Opinion: Securing our history – and our future | Wisconsin Jewish Chronicle

Opinion: Securing our history – and our future

We talk about the generational history of Judaism – l’dor vador – as an unbroken chain of faith and hope. Yet, it seems as though for the nearly 2,000 years of exile from Jerusalem, the chain was miraculously held together despite the broken links of exile. Though Psalm 137:5 famously avows, “If I forget thee, O Jerusalem, let my right hand forget its cunning,” Judaism – somehow – survived without Jerusalem.

Until 1967.

The Six Day War was more than the miraculous military victory of Israel over its enemies. Undoubtedly, the defeat of Israel’s attackers is fit for narrative alongside the biblical felling of Goliath or as its own canonical record like the Book of Maccabees, which recounts the miraculous rededication of the Temple in Jerusalem over 2,000 years ago and which is celebrated during Hanukkah.

Moishe Steigmann

 

The impact of the Six Day War, however, is more than a military marvel. Rather, the reunification of Jerusalem secured all the sundered links throughout Judaism’s generational history. As Israeli poet Chaim Chefer wrote of soldiers who fought in the Six Day War, “Twenty year-old paratroopers carry 2,000 years on their backs.” Jewish history, like the body after the hand is reattached, was now made whole once more. And proof of renewed strength of Judaism after 2,000 years resounded just a few days later in a reunified Jerusalem, a city in 1967 with fewer than 200,000 Jews.

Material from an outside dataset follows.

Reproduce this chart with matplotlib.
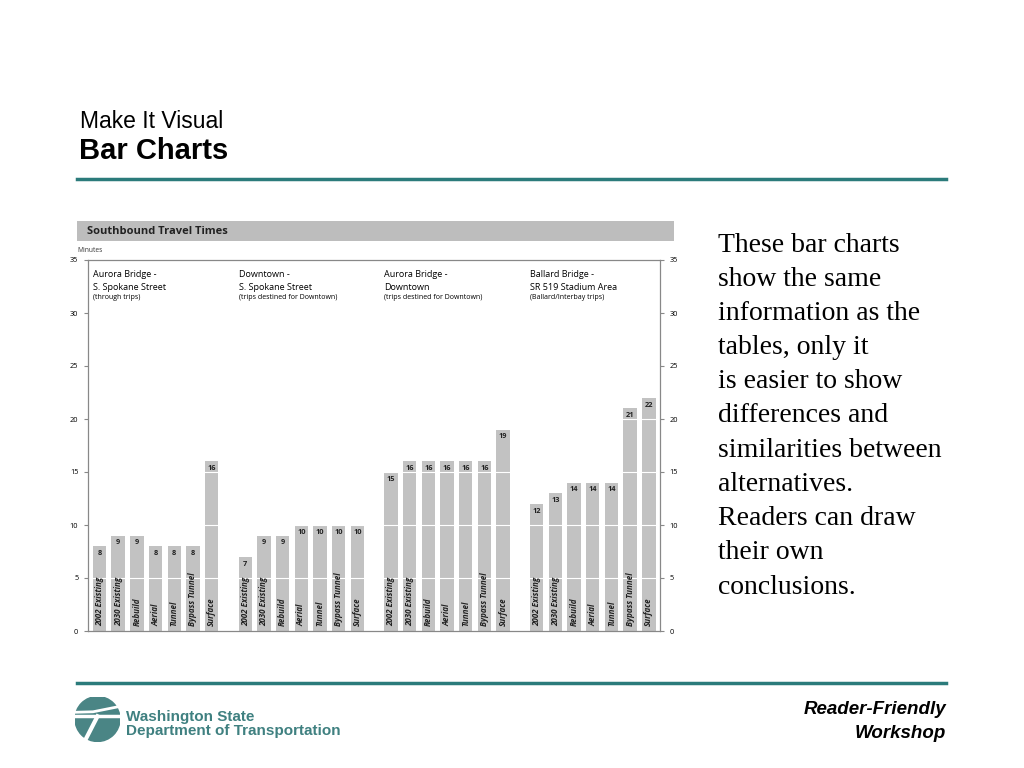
import numpy as np
import matplotlib.pyplot as plt
from matplotlib.patches import Rectangle, Circle

# data
alternatives = ['2002 Existing', '2030 Existing', 'Rebuild', 'Aerial', 'Tunnel', 'Bypass Tunnel', 'Surface']
group_titles = [('Aurora Bridge -', 'S. Spokane Street', '(through trips)'),
                ('Downtown -', 'S. Spokane Street', '(trips destined for Downtown)'),
                ('Aurora Bridge -', 'Downtown', '(trips destined for Downtown)'),
                ('Ballard Bridge -', 'SR 519 Stadium Area', '(Ballard/Interbay trips)')]
aurora_spokane = [8, 9, 9, 8, 8, 8, 16]
downtown_spokane = [7, 9, 9, 10, 10, 10, 10]
aurora_downtown = [15, 16, 16, 16, 16, 16, 19]
ballard_stadium = [12, 13, 14, 14, 14, 21, 22]
groups = [aurora_spokane, downtown_spokane, aurora_downtown, ballard_stadium]
yticks = [0, 5, 10, 15, 20, 25, 30, 35]

body_lines = ['These bar charts', 'show the same', 'information as the', 'tables, only it',
              'is easier to show', 'differences and', 'similarities between', 'alternatives.',
              'Readers can draw', 'their own', 'conclusions.']

teal = '#2b7b7b'
bar_col = '#c2c2c2'
W, H = 1024, 768

fig = plt.figure(figsize=(10.24, 7.68), dpi=100)

def fx(px):
    return px / W

def fy(py):
    return 1 - py / H

# slide heading
fig.text(fx(80), fy(121), 'Make It Visual', fontsize=16.5, family='Liberation Sans',
         va='center', ha='left')
fig.text(fx(79), fy(151), 'Bar Charts', fontsize=21, fontweight='bold',
         family='Liberation Sans', va='center', ha='left')
fig.add_artist(plt.Line2D([fx(77), fx(946)], [fy(179), fy(179)], color=teal, lw=2.5))
fig.add_artist(plt.Line2D([fx(77), fx(946)], [fy(683), fy(683)], color=teal, lw=2.5))

# chart title band
fig.add_artist(Rectangle((fx(77), fy(241)), fx(674) - fx(77), fy(221) - fy(241),
                         facecolor='#bdbdbd', edgecolor='none'))
fig.text(fx(87), fy(232), 'Southbound Travel Times', fontsize=8, fontweight='bold',
         family='Open Sans', va='center', ha='left', color='#222222')
fig.text(fx(77), fy(250), 'Minutes', fontsize=4.8, family='Open Sans', va='center', color='#333333')

# chart
ax = fig.add_axes([fx(88), fy(631), fx(660) - fx(88), fy(260) - fy(631)])
step = 7.8
for g, vals in enumerate(groups):
    xs = g * step + np.arange(len(vals))
    ax.bar(xs, vals, width=0.72, color=bar_col, zorder=1)
    for x, v, lab in zip(xs, vals, alternatives):
        ax.text(x, v - 0.35, str(v), ha='center', va='top', fontsize=5.3, fontweight='bold',
                family='Open Sans', color='#222222', zorder=3)
        ax.text(x, 0.45, lab, rotation=90, ha='center', va='bottom', fontsize=5.8,
                fontweight='bold', style='italic', family='Open Sans', color='#222222', zorder=3)
    t1, t2, t3 = group_titles[g]
    x0 = g * step - 0.36
    ax.text(x0, 33.6, t1, fontsize=6.5, family='Open Sans', va='center', ha='left')
    ax.text(x0, 32.4, t2, fontsize=6.5, family='Open Sans', va='center', ha='left')
    ax.text(x0, 31.5, t3, fontsize=5, family='Open Sans', va='center', ha='left')

# white gridlines through bars
for yv in [5, 10, 15, 20]:
    ax.axhline(yv, color='white', lw=0.8, zorder=2)

ax.set_xlim(-0.616, 30.0)
ax.set_ylim(0, 35)
ax.set_xticks([])
ax.set_yticks(yticks)
ax.tick_params(axis='y', length=3, width=0.8, color='#888888', labelsize=5.3, pad=4,
               left=True, right=True, labelleft=True, labelright=True)
for lab in ax.get_yticklabels():
    lab.set_family('Open Sans')
for s in ax.spines.values():
    s.set_color('#888888')
    s.set_linewidth(0.9)

# body text
for i, line in enumerate(body_lines):
    fig.text(fx(718), fy(245 + i * 34.2), line, fontsize=20, family='Liberation Serif',
             va='center', ha='left')

# logo
lax = fig.add_axes([fx(75), fy(742), fx(120) - fx(75), fy(696) - fy(742)])
lax.set_xlim(-1, 1)
lax.set_ylim(-1, 1)
lax.set_aspect('equal')
lax.axis('off')
lax.add_patch(Circle((0, 0), 1, color='#4a8585'))
lax.plot([-1, 1], [0.12, 0.12], color='white', lw=2.5)
lax.plot([-0.95, -0.2, 0.95], [0.3, 0.32, 0.55], color='white', lw=2.0)
lax.plot([0.0, -0.55], [0.12, -0.95], color='white', lw=3)
fig.text(fx(126), fy(717), 'Washington State', fontsize=11, fontweight='bold',
         family='Liberation Sans', color='#3f8080', va='center')
fig.text(fx(126), fy(731), 'Department of Transportation', fontsize=11, fontweight='bold',
         family='Liberation Sans', color='#3f8080', va='center')

fig.text(fx(946), fy(709), 'Reader-Friendly', fontsize=13.5, fontweight='bold', style='italic',
         family='Liberation Sans', ha='right', va='center')
fig.text(fx(946), fy(733), 'Workshop', fontsize=13.5, fontweight='bold', style='italic',
         family='Liberation Sans', ha='right', va='center')

fig.savefig('out.png', dpi=100)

Fewer than 200,000 Jews. For comparison, in 1904 — two generatons before the Six Day War — New York was already by far the largest city in the United States with a population of 3.5 million people, and it held its first New Year’s Eve gathering in Times Square that year. About 200,000 people attended the inaugural event.

Back in 1967, on the holiday of Shavuot, just days after the end of the Six Day War, the Western Wall in Jerusalem, where only 195,700 Jews lived, was open to the Jewish public for open prayer after nearly 2,000 years. The number of Jews who came from around the world that Shavuot holiday to pray, sing, cry, and celebrate is estimated at 200,000.

That number is more than a symbolic multiple of the two millennia of exile; it is a unique marvel and intrinsic miracle.

National leaders and poets of Israel, from Shai Agnon to Golda Meir to Yitzhak Rabin, captured the momentousness of the gathering at the Kotel with all the glory that language can offer. Few if any of us were there that day, and we rely on their words to imprint the memory within our minds and souls. Yet, we here in Milwaukee, Wisconsin – 50 years later – continue the dance and celebration begun at the Western Wall on Shavuot after the Six Day War. We hope and pray that the links of that chain will never be broken again and that we may continue to rejoice not only this year but for all eternity.

Rabbi Moishe Steigmann is the founder and director of The Spark Wisconsin.